Source material:
—————
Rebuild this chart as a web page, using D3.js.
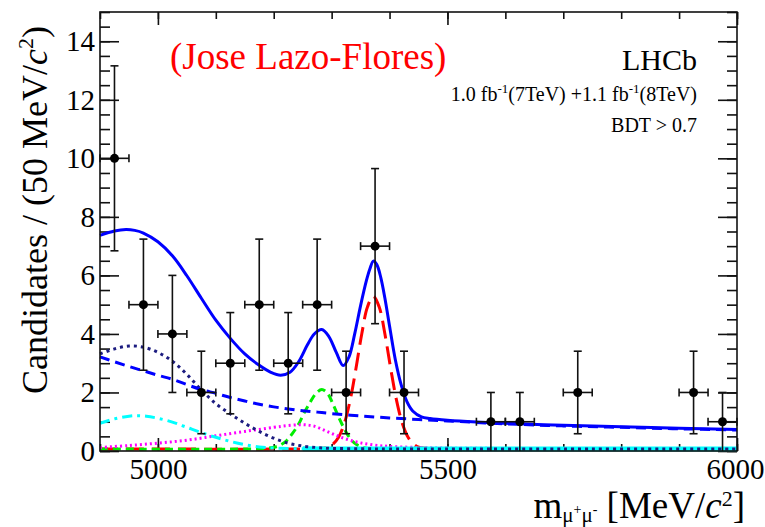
<!DOCTYPE html>
<html>
<head>
<meta charset="utf-8">
<script src="https://cdn.jsdelivr.net/npm/d3@7"></script>
<style>
  body { margin: 0; background: #fff; }
  svg { display: block; }
</style>
</head>
<body>
<div id="chart"></div>
<script>
// data points (50 MeV bins, empty bins are not drawn)
var binCentres = [4925, 4975, 5025, 5075, 5125, 5175, 5225, 5275, 5325, 5375, 5425, 5575, 5625, 5725, 5925, 5975];
var counts     = [10, 5, 4, 2, 3, 5, 3, 5, 2, 7, 2, 1, 1, 2, 2, 1];
var countErrs  = [3.16, 2.24, 2, 1.41, 1.73, 2.24, 1.73, 2.24, 1.41, 2.65, 1.41, 1, 1, 1.41, 1.41, 1];
var binHalfWidth = 25;

// fit curves, [mass, candidates]
var totalFit = [[4900,7.3],[4925,7.45],[4945,7.5],[4960,7.47],[4975,7.38],[5000,7.08],[5025,6.6],[5050,5.92],
  [5075,5.15],[5100,4.4],[5125,3.78],[5150,3.25],[5175,2.86],[5195,2.62],[5212,2.52],[5228,2.62],[5243,2.98],
  [5258,3.55],[5270,3.93],[5283,4.08],[5295,3.85],[5308,3.3],[5320,2.85],[5330,3.15],[5340,3.95],[5350,4.9],
  [5360,5.75],[5366,6.15],[5372,6.42],[5378,6.3],[5385,5.85],[5392,5.15],[5400,4.2],[5410,3.05],[5420,2.2],
  [5430,1.62],[5440,1.3],[5455,1.1],[5470,1.04],[5500,0.98],[5550,0.92],[5600,0.88],[5700,0.81],[5800,0.76],
  [5900,0.71],[6000,0.67]];
var combBkg = [[4900,3.15],[4925,2.98],[4950,2.82],[4975,2.67],[5000,2.52],[5025,2.38],[5050,2.2],[5075,2.03],
  [5100,1.9],[5125,1.76],[5150,1.64],[5175,1.53],[5200,1.44],[5225,1.37],[5250,1.31],[5275,1.26],[5300,1.21],
  [5350,1.13],[5400,1.06],[5450,1.01],[5500,0.96],[5600,0.86],[5700,0.79],[5800,0.74],[5900,0.69],[6000,0.65]];
var semilepBkg = [[4900,3.25],[4925,3.42],[4950,3.52],[4975,3.48],[5000,3.3],[5025,3.0],[5050,2.55],[5075,2.02],
  [5100,1.55],[5125,1.2],[5150,0.88],[5175,0.6],[5200,0.37],[5225,0.2],[5250,0.1],[5275,0.05],[5300,0.02],
  [5350,0.01],[5400,0],[5700,0],[6000,0]];
var peakingBkg = [[4900,0.05],[4950,0.12],[5000,0.2],[5050,0.3],[5100,0.45],[5150,0.6],[5200,0.74],[5225,0.8],
  [5250,0.83],[5270,0.78],[5290,0.62],[5310,0.45],[5330,0.31],[5350,0.21],[5375,0.13],[5400,0.09],[5450,0.05],
  [5500,0.03],[5600,0.02],[6000,0.01]];
var misidBkg = [[4900,0.88],[4925,1.03],[4950,1.12],[4965,1.14],[4980,1.12],[5000,1.05],[5025,0.92],[5050,0.74],
  [5075,0.56],[5100,0.4],[5125,0.26],[5150,0.15],[5175,0.07],[5200,0.03],[5250,0.01],[5300,0],[5700,0],[6000,0]];
var bdSignal = [[4900,0],[5150,0],[5190,0.03],[5203,0.07],[5213,0.15],[5223,0.3],[5233,0.55],[5243,0.85],
  [5253,1.25],[5263,1.6],[5273,1.9],[5283,2.03],[5293,1.9],[5303,1.5],[5313,1.05],[5323,0.65],[5333,0.33],
  [5343,0.15],[5353,0.06],[5373,0],[5700,0],[6000,0]];
var bsSignal = [[4900,0],[5250,0],[5272,0.01],[5292,0.05],[5302,0.16],[5312,0.4],[5322,0.88],[5332,1.67],
  [5342,2.75],[5352,3.93],[5362,4.86],[5372,5.22],[5382,4.86],[5392,3.93],[5402,2.75],[5412,1.67],[5422,0.88],
  [5432,0.4],[5442,0.16],[5452,0.05],[5472,0.01],[5500,0],[5800,0],[6000,0]];

var xMajorTicks = [5000, 5500, 6000];
var yMajorTicks = [0, 2, 4, 6, 8, 10, 12, 14];

var svgWidth = 765;
var svgHeight = 527;
var margin = { top: 12, right: 28, bottom: 76, left: 100 };
var width = svgWidth - margin.left - margin.right;
var height = svgHeight - margin.top - margin.bottom;
var serif = "'Liberation Serif', 'Times New Roman', serif";

var svg = d3.select("#chart")
  .append("svg")
  .attr("width", svgWidth)
  .attr("height", svgHeight);

var chartGroup = svg.append("g")
  .attr("transform", `translate(${margin.left}, ${margin.top})`);

var xScale = d3.scaleLinear().domain([4900, 6000]).range([0, width]);
var yScale = d3.scaleLinear().domain([0, 15]).range([height, 0]);

var xMinor = d3.range(4900, 6001, 100);
var yMinor = d3.range(0, 15.01, 0.5);

// axes: ROOT style, ticks pointing inwards on all four sides
function styleAxis(g) {
  g.attr("font-family", null).attr("font-size", null);
  g.select(".domain").remove();
  g.selectAll("line").attr("stroke", "#111").attr("stroke-width", 1.6);
  g.selectAll("text")
    .style("font-family", serif)
    .style("font-size", "29px")
    .attr("fill", "#000");
}

chartGroup.append("g")
  .attr("transform", `translate(0, ${height})`)
  .call(d3.axisBottom(xScale).tickValues(xMinor).tickSize(-7).tickFormat(""))
  .call(styleAxis);
var xLabels = chartGroup.append("g")
  .attr("transform", `translate(0, ${height})`)
  .call(d3.axisBottom(xScale).tickValues(xMajorTicks).tickSize(-13).tickPadding(7).tickFormat(d3.format("d")))
  .call(styleAxis);
// keep the last label inside the page
xLabels.selectAll("text").filter(d => d === 6000).attr("dx", -2);
chartGroup.append("g")
  .call(d3.axisTop(xScale).tickValues(xMinor).tickSize(-7).tickFormat(""))
  .call(styleAxis);
chartGroup.append("g")
  .call(d3.axisTop(xScale).tickValues(xMajorTicks).tickSize(-13).tickFormat(""))
  .call(styleAxis);

chartGroup.append("g")
  .call(d3.axisLeft(yScale).tickValues(yMinor).tickSize(-10).tickFormat(""))
  .call(styleAxis);
chartGroup.append("g")
  .call(d3.axisLeft(yScale).tickValues(yMajorTicks).tickSize(-19).tickPadding(5).tickFormat(d3.format("d")))
  .call(styleAxis);
chartGroup.append("g")
  .attr("transform", `translate(${width}, 0)`)
  .call(d3.axisRight(yScale).tickValues(yMinor).tickSize(-10).tickFormat(""))
  .call(styleAxis);
chartGroup.append("g")
  .attr("transform", `translate(${width}, 0)`)
  .call(d3.axisRight(yScale).tickValues(yMajorTicks).tickSize(-19).tickFormat(""))
  .call(styleAxis);

// fit components
var line = d3.line()
  .x(d => xScale(d[0]))
  .y(d => yScale(d[1]) - 2)
  .curve(d3.curveCatmullRom.alpha(0.5));

var components = [
  { data: bsSignal,   color: "#ff0000", dash: "18,8", w: 3 },
  { data: bdSignal,   color: "#00ee00", dash: "8,5", w: 3 },
  { data: peakingBkg, color: "#ff00ff", dash: "2,3", w: 3 },
  { data: misidBkg.filter(d => d[0] <= 5300), color: "#00ffff", dash: "10,5,3,5", w: 3 },
  // the flat tail of the mis-id curve prints as a solid band in the original
  { data: misidBkg.filter(d => d[0] >= 5250), color: "#00ffff", dash: null, w: 5 },
  { data: semilepBkg, color: "#1c1c80", dash: "3,4", w: 3 },
  { data: combBkg,    color: "#0000ff", dash: "10,6", w: 3 },
  { data: totalFit,   color: "#0000ff", dash: null, w: 3 }
];

components.forEach(function(c) {
  chartGroup.append("path")
    .datum(c.data)
    .attr("d", line)
    .attr("fill", "none")
    .attr("stroke", c.color)
    .attr("stroke-width", c.w)
    .attr("stroke-dasharray", c.dash);
});

// data points with error bars
var points = binCentres.map((m, i) => ({ m: m, n: counts[i], e: countErrs[i] }));
var pts = chartGroup.selectAll(".pt")
  .data(points)
  .enter()
  .append("g")
  .attr("class", "pt");

pts.append("line")
  .attr("x1", d => xScale(d.m)).attr("x2", d => xScale(d.m))
  .attr("y1", d => yScale(Math.max(d.n - d.e, 0))).attr("y2", d => yScale(d.n + d.e));
pts.append("line")
  .attr("x1", d => xScale(d.m - binHalfWidth)).attr("x2", d => xScale(d.m + binHalfWidth))
  .attr("y1", d => yScale(d.n)).attr("y2", d => yScale(d.n));
pts.append("line")
  .attr("x1", d => xScale(d.m) - 4).attr("x2", d => xScale(d.m) + 4)
  .attr("y1", d => yScale(d.n + d.e)).attr("y2", d => yScale(d.n + d.e));
pts.filter(d => d.n - d.e > 0).append("line")
  .attr("x1", d => xScale(d.m) - 4).attr("x2", d => xScale(d.m) + 4)
  .attr("y1", d => yScale(d.n - d.e)).attr("y2", d => yScale(d.n - d.e));
pts.append("line")
  .attr("x1", d => xScale(d.m - binHalfWidth)).attr("x2", d => xScale(d.m - binHalfWidth))
  .attr("y1", d => yScale(d.n) - 4).attr("y2", d => yScale(d.n) + 4);
pts.append("line")
  .attr("x1", d => xScale(d.m + binHalfWidth)).attr("x2", d => xScale(d.m + binHalfWidth))
  .attr("y1", d => yScale(d.n) - 4).attr("y2", d => yScale(d.n) + 4);
pts.selectAll("line").attr("stroke", "#111").attr("stroke-width", 1.6);
pts.append("circle")
  .attr("cx", d => xScale(d.m))
  .attr("cy", d => yScale(d.n))
  .attr("r", 4.5)
  .attr("fill", "#000");

// frame
chartGroup.append("rect")
  .attr("width", width)
  .attr("height", height)
  .attr("fill", "none")
  .attr("stroke", "#111")
  .attr("stroke-width", 1.6);

// texts
svg.append("text")
  .attr("x", 170).attr("y", 69)
  .style("font-family", serif).style("font-size", "37px").attr("fill", "#ff0000")
  .text("(Jose Lazo-Flores)");

svg.append("text")
  .attr("x", 697).attr("y", 70)
  .attr("text-anchor", "end")
  .style("font-family", serif).style("font-size", "30px").attr("fill", "#000")
  .text("LHCb");

var lumi = svg.append("text")
  .attr("x", 697).attr("y", 101)
  .attr("text-anchor", "end")
  .style("font-family", serif).style("font-size", "20px").attr("fill", "#000");
lumi.append("tspan").text("1.0 fb");
lumi.append("tspan").attr("dy", -8).style("font-size", "13px").text("-1");
lumi.append("tspan").attr("dy", 8).text("(7TeV) +1.1 fb");
lumi.append("tspan").attr("dy", -8).style("font-size", "13px").text("-1");
lumi.append("tspan").attr("dy", 8).text("(8TeV)");

svg.append("text")
  .attr("x", 697).attr("y", 132)
  .attr("text-anchor", "end")
  .style("font-family", serif).style("font-size", "20px").attr("fill", "#000")
  .text("BDT > 0.7");

var yTitle = svg.append("text")
  .attr("transform", "translate(47, 210) rotate(-90)")
  .attr("text-anchor", "middle")
  .style("font-family", serif).style("font-size", "36px").attr("fill", "#000");
yTitle.append("tspan").text("Candidates / (50 MeV/");
yTitle.append("tspan").style("font-style", "italic").text("c");
yTitle.append("tspan").attr("dy", -14).style("font-size", "22px").text("2");
yTitle.append("tspan").attr("dy", 14).text(")");

var xTitle = svg.append("text")
  .attr("x", 745).attr("y", 518)
  .attr("text-anchor", "end")
  .style("font-family", serif).style("font-size", "37px").attr("fill", "#000");
xTitle.append("tspan").text("m");
xTitle.append("tspan").attr("dy", 4).style("font-size", "21px").text("\u03bc");
xTitle.append("tspan").attr("dy", -8).style("font-size", "14px").text("+");
xTitle.append("tspan").attr("dy", 8).style("font-size", "21px").text("\u03bc");
xTitle.append("tspan").attr("dy", -8).style("font-size", "14px").text("-");
xTitle.append("tspan").attr("dy", 4).text(" [MeV/");
xTitle.append("tspan").style("font-style", "italic").text("c");
xTitle.append("tspan").attr("dy", -12).style("font-size", "22px").text("2");
xTitle.append("tspan").attr("dy", 12).text("]");
</script>
</body>
</html>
—————
Instruction: Restate the data word for word from its first line through the line with "var binHalfWidth = 25;", leaving out any picture along the way.

Answer to this problem:
Rebuild this chart as a web page, using D3.js.
<!DOCTYPE html>
<html>
<head>
<meta charset="utf-8">
<script src="https://cdn.jsdelivr.net/npm/d3@7"></script>
<style>
  body { margin: 0; background: #fff; }
  svg { display: block; }
</style>
</head>
<body>
<div id="chart"></div>
<script>
// data points (50 MeV bins, empty bins are not drawn)
var binCentres = [4925, 4975, 5025, 5075, 5125, 5175, 5225, 5275, 5325, 5375, 5425, 5575, 5625, 5725, 5925, 5975];
var counts     = [10, 5, 4, 2, 3, 5, 3, 5, 2, 7, 2, 1, 1, 2, 2, 1];
var countErrs  = [3.16, 2.24, 2, 1.41, 1.73, 2.24, 1.73, 2.24, 1.41, 2.65, 1.41, 1, 1, 1.41, 1.41, 1];
var binHalfWidth = 25;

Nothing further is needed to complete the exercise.